This painting shows the Guildhall in Portsmouth following German bombing in WWII. Whilst here it looks relatively intact, what we are looking at is just the remaining exterior shell, having actually suffered extensive internal damage.
On the night of 10-11 January 1941, some 153 aircraft dropped 140 tons of high explosive bombs and 40,000 incendiaries. 171 people were killed and 430 people injured. The German bombers were guided by beams which intersected over Southsea Common. At one stage there were 28 major fires and 2,314 separate fires in total. The Guildhall was gutted by an incendiary which lodged in a ventilation shaft, whilst the adjacent shopping centres in Commercial Road, Palmerston Road and Kings Road were destroyed. The FA Cup had to be dug out of the vault of a bank in Commercial Road.
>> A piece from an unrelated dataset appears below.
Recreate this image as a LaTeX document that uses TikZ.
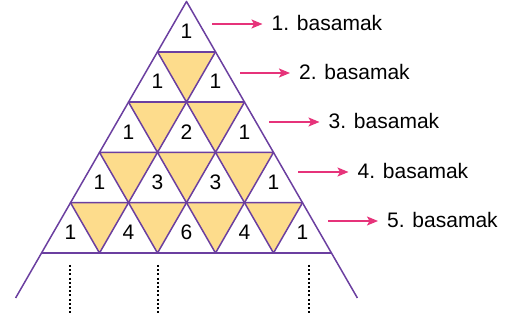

This view, painted by Edward King in the immediate aftermath, shows the building from the side and rear with part of the original cupola missing – which was never replaced. At a glance the Guildhall looks relatively unscarred, and even majestic; it’s only the slivers of blue sky in amongst the stone columns that are a reminder that it is empty.
Edward King was commissioned by the Lord Mayor and Lady Mayoress to paint approximately 70 views across the city in the aftermath of the Blitz bombings. At this time Edward King was a permanent patient at St. James’ Hospital, where he lived for 26 years until his death in 1953. Prior to 1926 he had been a well-established artist, exhibiting regularly at the Royal Academy and making a steady income from illustrations for the Illustrated London News. During the late 1880s it is documented that van Gogh had been inspired by some of King’s sketches.
The WWII paintings by Edward King continue to provide an enduring insight into Portsmouth during the Blitz and have become an intrinsic historic document immortalising parts of the city that no longer exist. They also are a legacy to the man who became the unofficial war artist of Portsmouth.